* Stated problem:
Leave the pictures out and retype the lines from the beginning through the line with "freq = list(range(0, 1955, 5))", both ends included.
BEGIN
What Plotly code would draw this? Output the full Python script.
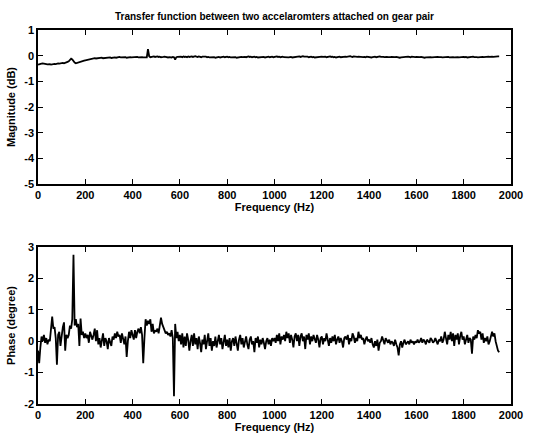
import plotly.graph_objects as go
from plotly.subplots import make_subplots

# Frequency axis (Hz), 5 Hz steps 0..1950
freq = list(range(0, 1955, 5))

magnitude_db = [
    -0.35, -0.33, -0.30, -0.31, -0.30, -0.32, -0.31, -0.33, -0.34, -0.32, -0.33, -0.35, -0.33, -0.31, -0.32, -0.33, -0.31, -0.30, -0.31, -0.29,
    -0.30, -0.28, -0.30, -0.27, -0.26, -0.24, -0.22, -0.18, -0.12, -0.15, -0.22, -0.27, -0.30, -0.28, -0.27, -0.25, -0.23, -0.22, -0.21, -0.19,
    -0.18, -0.17, -0.15, -0.14, -0.13, -0.12, -0.11, -0.12, -0.10, -0.11, -0.10, -0.09, -0.10, -0.09, -0.08, -0.10, -0.09, -0.08, -0.09, -0.07,
    -0.08, -0.07, -0.09, -0.08, -0.06, -0.07, -0.08, -0.06, -0.07, -0.05, -0.07, -0.06, -0.08, -0.07, -0.06, -0.08, -0.07, -0.05, -0.06, -0.07,
    -0.06, -0.05, -0.07, -0.06, -0.05, -0.07, -0.06, -0.05, -0.06, -0.07, -0.06, -0.05, -0.07, 0.25, -0.02, -0.06, -0.05, -0.04, -0.03, -0.05,
    -0.04, -0.03, -0.05, -0.04, -0.06, -0.07, -0.05, -0.04, -0.06, -0.05, -0.07, -0.06, -0.08, -0.07, -0.05, -0.06, -0.15, -0.06, -0.05, -0.04,
    -0.05, -0.04, -0.06, -0.03, -0.05, -0.04, -0.06, -0.03, -0.05, -0.04, -0.03, -0.05, -0.04, -0.02, -0.04, -0.05, -0.03, -0.04, -0.06, -0.04,
    -0.03, -0.05, -0.04, -0.06, -0.05, -0.07, -0.06, -0.05, -0.07, -0.06, -0.08, -0.07, -0.06, -0.05, -0.07, -0.06, -0.05, -0.04, -0.06, -0.05,
    -0.04, -0.06, -0.05, -0.07, -0.06, -0.08, -0.07, -0.06, -0.08, -0.07, -0.06, -0.07, -0.05, -0.06, -0.04, -0.05, -0.06, -0.04, -0.03, -0.05,
    -0.04, -0.06, -0.05, -0.04, -0.06, -0.05, -0.07, -0.06, -0.08, -0.07, -0.06, -0.05, -0.07, -0.06, -0.05, -0.04, -0.06, -0.05, -0.04, -0.06,
    -0.05, -0.04, -0.03, -0.05, -0.04, -0.06, -0.05, -0.04, -0.06, -0.07, -0.06, -0.08, -0.07, -0.06, -0.05, -0.07, -0.06, -0.04, -0.05, -0.03,
    -0.04, -0.03, -0.05, -0.04, -0.02, -0.04, -0.03, -0.05, -0.04, -0.06, -0.05, -0.04, -0.06, -0.05, -0.07, -0.06, -0.05, -0.04, -0.05, -0.03,
    -0.04, -0.05, -0.03, -0.04, -0.06, -0.05, -0.04, -0.03, -0.05, -0.04, -0.06, -0.05, -0.07, -0.06, -0.05, -0.04, -0.06, -0.05, -0.04, -0.03,
    -0.04, -0.05, -0.03, -0.04, -0.02, -0.04, -0.05, -0.03, -0.04, -0.06, -0.05, -0.04, -0.05, -0.06, -0.07, -0.06, -0.05, -0.06, -0.04, -0.05,
    -0.06, -0.05, -0.07, -0.06, -0.05, -0.04, -0.06, -0.05, -0.04, -0.03, -0.05, -0.04, -0.05, -0.06, -0.04, -0.05, -0.06, -0.07, -0.06, -0.05,
    -0.06, -0.07, -0.06, -0.05, -0.07, -0.06, -0.08, -0.07, -0.06, -0.05, -0.07, -0.06, -0.05, -0.04, -0.05, -0.06, -0.04, -0.05, -0.04, -0.06,
    -0.05, -0.06, -0.07, -0.06, -0.05, -0.07, -0.06, -0.08, -0.07, -0.06, -0.07, -0.05, -0.06, -0.07, -0.06, -0.05, -0.06, -0.04, -0.05, -0.06,
    -0.05, -0.06, -0.07, -0.06, -0.08, -0.07, -0.06, -0.05, -0.07, -0.06, -0.05, -0.06, -0.07, -0.06, -0.05, -0.06, -0.07, -0.06, -0.05, -0.04,
    -0.05, -0.06, -0.05, -0.07, -0.06, -0.05, -0.06, -0.05, -0.04, -0.06, -0.05, -0.06, -0.07, -0.06, -0.05, -0.04, -0.05, -0.06, -0.05, -0.04,
    -0.05, -0.04, -0.05, -0.03, -0.04, -0.05, -0.04, -0.03, -0.04, -0.03, -0.03,
]

phase_deg = [
    -0.30, -0.70, -0.20, 0.15, 0.00, 0.20, -0.05, 0.10, -0.10, 0.05, 0.00, 0.30, 0.78, 0.40, 0.45, 0.10, -0.75, 0.20, 0.30, -0.15,
    0.25, 0.45, 0.60, -0.30, 0.20, 0.10, 0.20, 0.50, 0.40, 0.70, 2.75, 0.50, 0.70, 0.45, 0.55, -0.15, 0.72, 0.20, 0.30, 0.10,
    0.25, 0.10, 0.20, -0.05, 0.30, 0.15, 0.05, 0.20, 0.40, 0.00, 0.35, -0.10, 0.10, -0.20, 0.05, 0.25, -0.15, 0.10, 0.00, -0.25,
    0.10, 0.00, -0.15, 0.15, 0.05, 0.25, 0.10, 0.30, 0.15, 0.20, -0.05, 0.25, 0.05, -0.10, 0.15, -0.50, 0.00, 0.30, 0.10, 0.35,
    0.20, 0.05, 0.35, 0.10, 0.30, 0.40, 0.25, 0.45, 0.20, -0.70, 0.10, 0.70, 0.50, 0.65, 0.55, 0.70, 0.30, 0.55, 0.25, 0.35,
    0.30, 0.40, 0.25, 0.60, 0.75, 0.55, 0.45, 0.40, 0.25, 0.30, 0.20, 0.25, 0.15, 0.35, 0.10, -1.75, 0.55, 0.10, 0.30, 0.00,
    0.20, -0.10, 0.25, -0.20, 0.15, -0.15, 0.25, 0.05, -0.30, 0.00, 0.20, -0.15, 0.25, -0.10, 0.10, -0.25, 0.15, -0.05, -0.35, 0.05,
    -0.10, 0.20, -0.25, 0.00, 0.25, -0.15, 0.10, -0.30, 0.00, -0.15, 0.15, -0.20, 0.05, 0.20, -0.10, 0.10, -0.25, 0.00, 0.20, -0.15,
    0.05, -0.20, 0.10, -0.30, 0.00, 0.10, -0.15, 0.15, -0.05, -0.30, 0.05, 0.20, -0.10, 0.10, -0.20, 0.05, 0.15, -0.10, -0.25, 0.05,
    0.15, -0.10, 0.00, -0.35, 0.10, -0.05, 0.15, -0.20, 0.05, -0.10, 0.10, -0.05, -0.25, 0.00, 0.10, -0.10, 0.05, -0.15, 0.10, 0.00,
    0.10, -0.05, 0.20, 0.00, 0.25, -0.10, 0.15, 0.05, 0.20, 0.00, 0.30, 0.10, 0.25, -0.05, 0.20, 0.05, -0.20, 0.15, 0.25, 0.00,
    0.20, -0.15, 0.15, 0.25, 0.00, 0.15, -0.25, 0.20, 0.05, 0.25, -0.10, 0.15, 0.00, 0.20, 0.10, -0.05, 0.20, 0.05, -0.20, 0.10,
    0.15, -0.10, 0.10, 0.00, 0.25, 0.05, -0.15, 0.10, -0.05, 0.15, 0.00, 0.20, -0.10, 0.05, 0.15, -0.05, 0.10, 0.00, -0.20, 0.10,
    0.15, 0.05, 0.20, -0.10, 0.10, 0.00, 0.25, 0.15, -0.05, 0.10, 0.00, 0.30, 0.10, 0.20, 0.05, 0.10, -0.10, 0.05, 0.15, 0.00,
    0.05, -0.05, 0.10, -0.10, -0.20, 0.00, -0.15, 0.05, -0.30, -0.05, 0.00, 0.15, 0.05, -0.10, 0.10, 0.00, -0.05, 0.05, -0.10, 0.00,
    -0.05, -0.15, 0.05, -0.10, -0.20, -0.45, -0.10, 0.00, -0.20, -0.05, 0.05, -0.10, -0.05, 0.00, -0.10, 0.05, -0.05, 0.00, -0.10, 0.00,
    -0.05, 0.05, -0.05, 0.00, 0.10, -0.05, 0.05, 0.00, -0.10, 0.05, 0.00, -0.05, 0.10, 0.05, -0.05, 0.00, 0.10, 0.00, -0.10, 0.05,
    0.00, 0.15, -0.05, 0.05, 0.30, 0.10, -0.10, 0.20, 0.05, 0.30, 0.00, 0.25, -0.15, 0.20, 0.05, 0.25, -0.10, 0.15, 0.30, 0.05,
    0.15, -0.10, 0.10, 0.20, -0.05, 0.10, 0.05, -0.40, 0.15, 0.05, 0.20, 0.10, 0.35, 0.25, 0.30, 0.05, 0.25, -0.05, 0.10, 0.00,
    0.15, -0.10, 0.00, 0.20, 0.30, 0.15, 0.25, 0.00, -0.15, -0.30, -0.35,
]

x_ticks = [0, 200, 400, 600, 800, 1000, 1200, 1400, 1600, 1800, 2000]
mag_ticks = [1, 0, -1, -2, -3, -4, -5]
phase_ticks = [3, 2, 1, 0, -1, -2]

title_text = "Transfer function between two accelaromters attached on gear pair"
xlabel = "Frequency (Hz)"
ylabel_top = "Magnitude (dB)"
ylabel_bottom = "Phase (degree)"

FONT = "Liberation Sans, Arial, sans-serif"

fig = make_subplots(rows=2, cols=1, vertical_spacing=0.17)

fig.add_trace(go.Scatter(x=freq, y=magnitude_db, mode="lines",
                         line=dict(color="black", width=1.8), showlegend=False),
              row=1, col=1)
fig.add_trace(go.Scatter(x=freq, y=phase_deg, mode="lines",
                         line=dict(color="black", width=1.8), showlegend=False),
              row=2, col=1)

axis_common = dict(showline=True, linecolor="black", linewidth=1.5, mirror="ticks",
                   ticks="inside", ticklen=5, tickwidth=1.2, tickcolor="black",
                   showgrid=False, zeroline=False,
                   tickfont=dict(family=FONT, size=11, color="black", weight="bold"))

fig.update_xaxes(range=[0, 2000], tickvals=x_ticks, ticktext=[str(v) for v in x_ticks],
                 title=dict(text=xlabel, font=dict(family=FONT, size=11, color="black", weight="bold"),
                            standoff=2),
                 **axis_common)
fig.update_yaxes(**axis_common)
fig.update_yaxes(range=[-5, 1], tickvals=mag_ticks, ticktext=[str(v) for v in mag_ticks],
                 title=dict(text=ylabel_top, font=dict(family=FONT, size=11, color="black", weight="bold"),
                            standoff=6),
                 row=1, col=1)
fig.update_yaxes(range=[-2, 3], tickvals=phase_ticks, ticktext=[str(v) for v in phase_ticks],
                 title=dict(text=ylabel_bottom, font=dict(family=FONT, size=11, color="black", weight="bold"),
                            standoff=6),
                 row=2, col=1)

H = 434
top_m, bot_m = 30, 30
ph = H - top_m - bot_m
fig.update_layout(
    xaxis=dict(domain=[0, 1]),
    xaxis2=dict(domain=[0, 1]),
    yaxis=dict(domain=[(404 - 184) / ph, 1.0]),
    yaxis2=dict(domain=[0.0, (404 - 247) / ph]),
)

fig.update_layout(
    width=549, height=434,
    margin=dict(l=38, r=38, t=top_m, b=bot_m, autoexpand=False),
    paper_bgcolor="white", plot_bgcolor="white",
    annotations=[dict(text=title_text, x=0.5, xref="paper", y=1.0, yref="paper",
                      yshift=14, showarrow=False, xanchor="center", yanchor="middle",
                      font=dict(family=FONT, size=10, color="black", weight="bold"))],
)

fig.write_html("out.html")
END
* Written response:
What Plotly code would draw this? Output the full Python script.
import plotly.graph_objects as go
from plotly.subplots import make_subplots

# Frequency axis (Hz), 5 Hz steps 0..1950
freq = list(range(0, 1955, 5))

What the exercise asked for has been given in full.